Mumbai, Jan 21: Indian men's team is being criticised for not playing practice games ahead of the Test series against South Africa and eventually paid the price by losing two games on the trot.
But the Indian women's cricket team, that has left for the South African shores, will be playing two warm-up games ahead of the ODI and T20I series against the Proteas.
The Indian's women team will tour South Africa for a three-match ODI series, which starts at Kimberly on February 5, followed by a five-match T20 series, which begins on February 13 at Potchefstroom.
Indian men's cricket team lost the first two Test matches against South Africa and the lack of preparation ahead of the grinding tour has been blamed for the poor show of the No.1 ranked side in the world.
Before leaving for South Africa, India batswoman Harmanpreet Kaur said the two tour games would help the ICC Women's World Cup runners-up gain some confidence ahead of series.
"Going early will help us get used to the wickets there. We are getting two practice games and it will help build confidence before the main matches.
"The teams looks good and hopefully we will do well," the 28-year-old Moga-born cricketer told reporters in Mumbai.
The right-handed batswoman was part of the Big Bash League (BBL) in Australia and she said the practice which she did in Australia will help her in South Africa.

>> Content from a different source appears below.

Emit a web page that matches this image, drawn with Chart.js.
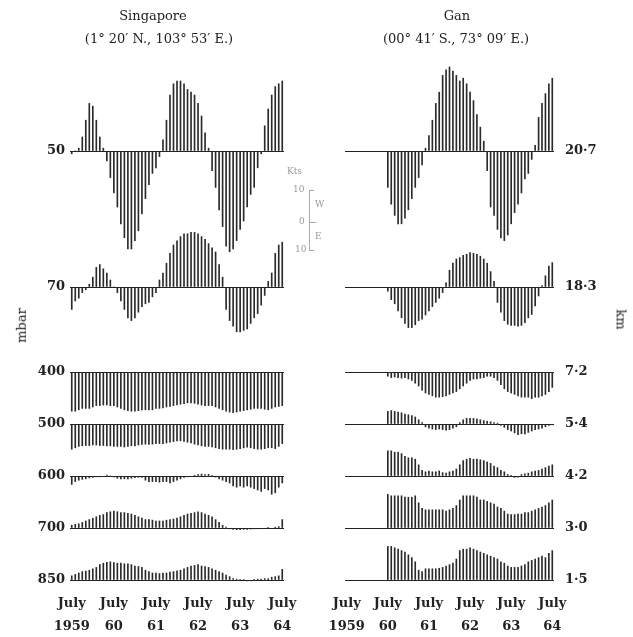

"Yes, the Big Bash was good, though this time I did not get enough chance, side by side good practise was going on. The wickets there and the practice there will help in South Africa."
She conceded that the upcoming tour would be challenging but hoped that the team would perform well.
"Actually after the World Cup (last year), this is the first series we are playing, and the tour will be very challenging for us and we are looking forward to it.
"We have prepared, we have done well in this (preparatory) camp and looking forward to doing well there," said the batswoman, who rose to fame after scoring an unbeaten 171 against Australia in the Women's World Cup semi-final.
"We are going to South Africa for a few days extra (early) and there will be 4-5 days camp.
"This camp is for both 50 overs and 20 overs...this camp is good for the experience of two new girls (who have joined the team). They have done well in domestic matches and are in a good touch," she added.
She said the break after the World Cup was needed and it has benefited the team.
"Before the World Cup, we were involved in back-to-back seasons and we did not get break any break. I was injured and there were girls who had niggles and we needed a break.
And this break will help us.
"I know the kind of momentum we got, if one or two series would have happened, then it would have been better for us. At that time the team needed a break, which the BCCI gave us and it was good."
Harmanpreet said an increasing number of people are now watching women's cricket due to the national team's performance.
"The reason now people are watching us is because of our performance, we are performing from last year well and there are some areas where we need to improve.
"We are looking at our fielding and fitness and hopefully, these camps will help us improve in the areas where we need to."
The men's team is also touring the African nation, which has taken an unassailable 2-0 lead against India in the three-Test series.
Asked if whether speaking to men's team would help, Harmanpreet said, "I did not get a chance to speak to them (the men's team). This is a learning process for them and they will do well. If we get chance to talk to them, we will do that and learn from their mistakes".
She heaped praises on Mumbai girl Jemimah Rodrigues, who has been picked up on the Indian side due to her stellar performance in the domestic cricket.
"She is good and has been performing for a long time. We needed players like these, we have a bunch of players but felt that girls should come and perform.
"The way she has performed in 2-3 years and if she gets a chance to play, she will be crucial and her performance will be good for the team," Harmanpreet signed off.